« L’Amérique latine est un creuset de création en mutation permanente, vivante, une pouponnière étoilée de pensée méridionale, de pensée du sud, de pensée complexe ».
Edgar Morin
Par Nelson Vallejo-Gómez
Une version abrégée de ce texte fut rédigée à la demande de Marc Foucault et publiée dans la REVUE FORUM n°51, Paris, octobre 2013
Les pays d’Amérique-Latine vivent, chacun à leur façon, les tragédies
et les richesses de la globalisation et la prise de conscience de la
pensée du Sud, de la pensé méridionale, de la pensée globale, de la
pensée complexe, bref de la complexité. La richesse de la complexité,
c’est l’union de la diversité et de l’unité, les beautés créatrices des
rencontres et des métissages dans tous les domaines. La tragédie de la
complexité, c’est l’ampleur des antagonismes qui risquent d’être
destructeurs. Et pourtant encore, la démocratie est un régime complexe
qui se nourrit d’antagonismes d’idées, d’intérêts, mais qui est capable
de régler pacifiquement les nécessaires conflits propres à la lutte pour
la survie et les intérêts divers, à travers les débats, les
controverses, la créativité de l’intérêt collectif et des biens publics
communs. Le géni démocratique du vingtième siècle sera métisse ou il ne
sera pas.
En Amérique-Latine, le grand défi actuel est que les antagonismes,
qui la déchirent, puissent devenir productifs (les vieux conflits issus
de la colonisation entre la Colombie et le Venezuela, le Pérou, la
Bolivie et le Chili, par exemple). Aussi, les grands antagonismes
planétaires entre Nord et Sud, Est et Ouest, riches et pauvres,
hyper-développement et sous-développement sont-ils présents et actifs en
Amérique-Latine, et de manière plus violente qu’ailleurs. Certains pays
mêmes, comme la Colombie, vivent à la température de leur propre
destruction.
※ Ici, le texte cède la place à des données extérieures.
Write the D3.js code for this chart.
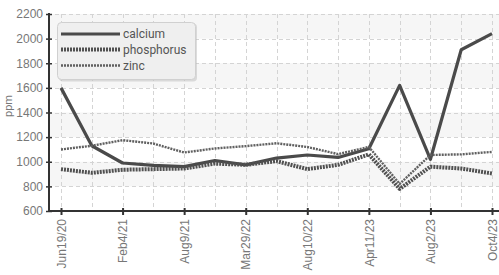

Mais nous savons que les forces de vie et de création
peuvent utiliser les processus de destruction pour alimenter les
processus de régénération.
Il y a fort à parier qu’une nouvelle conscience latino-américaine émergera de cette situation unique, qu’elle puisera dans l’expérience du Sud, la technique du Nord, l’apport des cultures européennes et celui des sagesses asiatiques, la complexité latino-américaine elle-même, les ressources d’un nouvel élan créateur, un message de renaissance culturelle et intellectuelle qu’elle pourrait apporter au Monde, comme l’ont fait au quinzième et seizième siècles les cités de Toscane, qui ont produit la Renaissance européenne.